I didn’t get as much photography done this week as my loyal fans have come to expect. I did however, have every intention of spending a night sleeping at the coast. I traveled out to the coast on Sunday, took some pictures of the beach, and found what looked like an ideal spot to spend a quiet night listening to the waves crashing on the shore.
My ideal spot was a vista point, just off an incredibly remote section of Highway 1, with a sign indicating it was closed. Closer inspection led me to believe that it was just the restrooms which were actually closed. There was no gate blocking the road out to the vista point. The parking lot and trails, while incredibly run-down, were all perfectly accessible. There was just enough of a rise in middle of the access road to prevent traffic along Highway 1 from seeing a car parked in the vista point’s parking lot. And when I scouted it during the daytime, I realized that the “closed” sign was deterring traffic from using the vista point.

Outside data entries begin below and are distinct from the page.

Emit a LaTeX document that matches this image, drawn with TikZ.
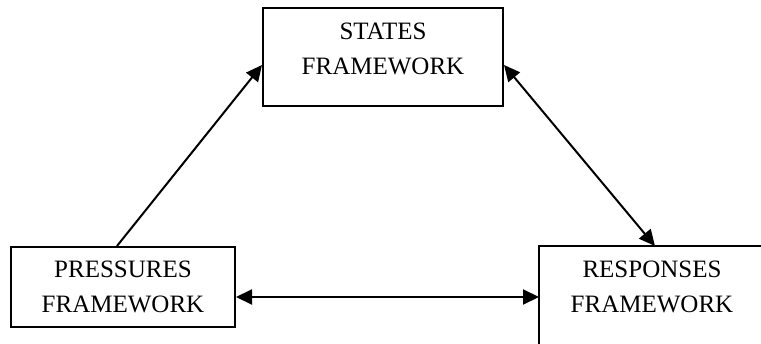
\documentclass[tikz,border=0pt]{standalone}
\usepackage{fontspec}
\setmainfont{Liberation Serif}
\usetikzlibrary{arrows.meta}

\tikzset{
  frame/.style={draw, line width=2pt, align=center, inner sep=0pt,
    font=\fontsize{25}{35}\selectfont},
  link/.style={line width=2pt, -{Triangle[length=16pt,width=15pt]}},
  biglink/.style={line width=2pt, {Triangle[length=16pt,width=15pt]}-{Triangle[length=16pt,width=15pt]}}
}

\begin{document}
\begin{tikzpicture}[x=1pt, y=-1pt]

\useasboundingbox (0,0) rectangle (761,343);

\node[frame, minimum width=240pt, minimum height=98pt, text depth=16pt] (states) at (383,57) {STATES\\FRAMEWORK};
\node[frame, minimum width=224pt, minimum height=80pt] (press) at (123,287) {PRESSURES\\FRAMEWORK};
% right box runs off the page
\node[frame, draw=none, minimum width=224pt, minimum height=80pt] (resp) at (652,287) {RESPONSES\\FRAMEWORK};
\draw[line width=2pt] ([yshift=-40pt]resp.south west) |- ([xshift=20pt]resp.north east);

\draw[link] ([xshift=-6pt]press.north) -- ([yshift=-8pt]states.west);
\draw[biglink] ([yshift=-8pt]states.east) -- ([xshift=3pt]resp.north);
\draw[biglink] ([yshift=-10pt]press.east) -- ([yshift=-10pt]resp.west);

\end{tikzpicture}
\end{document}
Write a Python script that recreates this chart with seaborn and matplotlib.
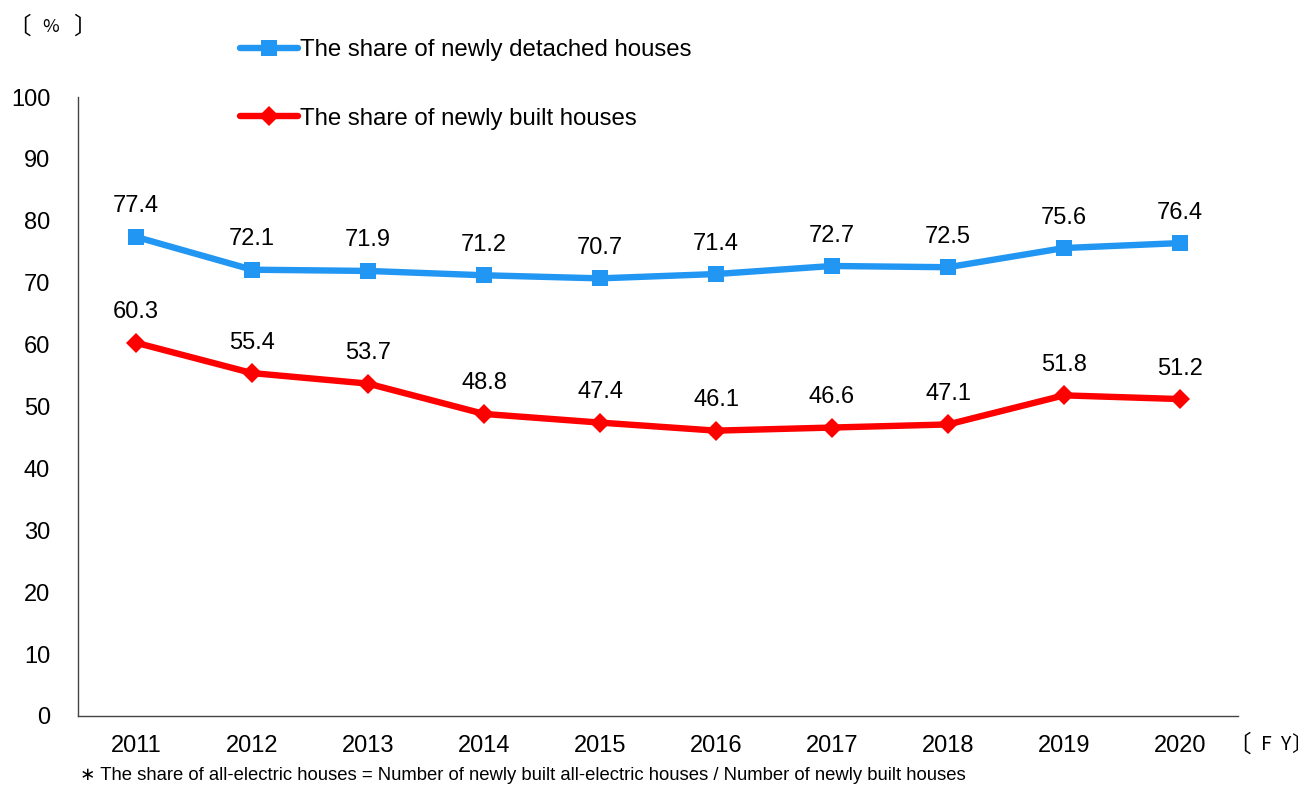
import matplotlib
matplotlib.use("Agg")
import matplotlib.pyplot as plt
import seaborn as sns
import pandas as pd
import numpy as np

years = ["2011", "2012", "2013", "2014", "2015", "2016", "2017", "2018", "2019", "2020"]
detached = [77.4, 72.1, 71.9, 71.2, 70.7, 71.4, 72.7, 72.5, 75.6, 76.4]
built = [60.3, 55.4, 53.7, 48.8, 47.4, 46.1, 46.6, 47.1, 51.8, 51.2]
label_detached = "The share of newly detached houses"
label_built = "The share of newly built houses"
y_ticks = [0, 10, 20, 30, 40, 50, 60, 70, 80, 90, 100]

sns.set_style("white")
plt.rcParams["font.family"] = ["Liberation Sans", "DejaVu Sans"]
plt.rcParams["text.color"] = "black"
plt.rcParams["xtick.color"] = "black"
plt.rcParams["ytick.color"] = "black"

df = pd.DataFrame({"year": years, "pos": np.arange(len(years)),
                   "detached": detached, "built": built})

fig = plt.figure(figsize=(13.12, 7.85), dpi=100)
ax = fig.add_axes([78 / 1312, 1 - 716 / 785, 1160 / 1312, 619 / 785])

blue = "#2196F3"
red = "#FF0000"
sns.lineplot(data=df, x="pos", y="detached", ax=ax, color=blue, lw=4.6,
             marker="s", markersize=12, markeredgewidth=0, label=label_detached)
sns.lineplot(data=df, x="pos", y="built", ax=ax, color=red, lw=4.6,
             marker="D", markersize=10, markeredgewidth=0, label=label_built)

for i in range(len(years)):
    ax.annotate(f"{detached[i]:.1f}", (i, detached[i]), xytext=(0, 14),
                textcoords="offset points", ha="center", va="bottom", fontsize=17)
    ax.annotate(f"{built[i]:.1f}", (i, built[i]), xytext=(0, 14),
                textcoords="offset points", ha="center", va="bottom", fontsize=17)

ax.set_xlim(-0.5, len(years) - 0.5)
ax.set_ylim(0, 100)
ax.set_yticks(y_ticks)
ax.set_yticklabels([str(t) for t in y_ticks], fontsize=17)
ax.set_xticks(np.arange(len(years)))
ax.set_xticklabels(years, fontsize=17)
ax.set_xticks(np.arange(len(years)) + 0.5, minor=True)
ax.tick_params(axis="x", which="major", length=0, pad=14)
ax.tick_params(axis="x", which="minor", length=7, direction="in", color="#444444", width=1)
ax.tick_params(axis="y", which="major", length=7, direction="in", color="#444444", width=1, pad=20)
ax.set_xlabel("")
ax.set_ylabel("")
for s in ["top", "right"]:
    ax.spines[s].set_visible(False)
for s in ["left", "bottom"]:
    ax.spines[s].set_color("#444444")
    ax.spines[s].set_linewidth(1)

ax.legend(loc="upper left", bbox_to_anchor=(240 / 1312, 1 - 39 / 785),
          bbox_transform=fig.transFigure, frameon=False, fontsize=17.3,
          handlelength=2.4, handletextpad=0.1, labelspacing=1.95,
          borderpad=0, borderaxespad=0)

# Unit captions in bracket pairs
cjk = ["Noto Sans CJK JP", "DejaVu Sans"]


def caption(x_px, y_px, s, size, ha="center"):
    fig.text(x_px / 1312, 1 - y_px / 785, s, ha=ha, va="center",
             fontsize=size, family=cjk)


caption(19, 27, "〔", 17)
caption(51, 27, "%", 13)
caption(85, 27, "〕", 17)

caption(1239, 745, "〔", 17)
caption(1266, 745, "F", 14)
caption(1285, 745, "Y", 14)
caption(1312, 745, "〕", 15, ha="right")

fig.text(80 / 1312, 1 - 775 / 785,
         "\u2217 The share of all-electric houses = Number of newly built all-electric houses / Number of newly built houses",
         ha="left", va="center", fontsize=13.3)

fig.savefig("out.png", dpi=100)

Later still I made my first attempt at taking pictures of the stars and Milky Way, before moonrise. I still haven’t gotten a tripod, so I was just setting my camera on the roof of the Prius and using the delay timer to allow for a reasonably steady shot. Clearly I will need a wider angle lens for really good shots of the Milky Way.
After I grew tired of struggling to get decent shots of the stars, and the traffic had dwindled to essentially zero, I headed back to the abandoned vista point. At about 9 PM I fell asleep. It felt like 10 PM, since we just changed the clocks, but still this was an early night for me. I was thinking it would be a good opportunity to catch up on my sleep, listening to faint sounds of the ocean down below.
At about 9:45 I was awoken by “The Man” rapping a flashlight on my window, demanding to know if I had any weapons in the car, and demanding to see my driver’s license. I was somewhat prepared for this, having read quite a bit of The Survival Guide to Homelessness. Even so, being woken up this way did come as a bit of a shock. Fortunately I wake up sweet. And actually it wasn’t exactly “The Man,” it was a lady, park ranger, rather than a cop. She was rather gruff looking, and very gruff sounding at first. By the end of the conversation though, after running my license, she ended up sounding a lot sweeter. Towards the end of the conversation, I suspect she was starting to realize how ludicrous it was to wake up a person who was tired enough to be sleeping in their car, insist that they leave an abandoned parking lot in the middle of nowhere, and drive in their tired out condition back to town. It’s hard for me to see how that was “in the public interest” and I suspect she was questioning it as well. At any rate, I got the impression that she was just following policy and not terribly enthusiastic about having to do so.
By the time that was over I really needed sleep a lot more than I needed further adventures, so I headed back in to town (a few hours driving), and slept at the standard Walmart parking lot. I’m really developing a deep appreciation for Walmart’s policy allowing people to sleep there without any hassle. And so far, I’ve seen the same RV in the parking lot every day, so I’m not the only one enjoying their accommodations.
I will have to seek out another place to sleep on weekends in the future. The coast is looking like a bigger challenge than I would ever have guessed.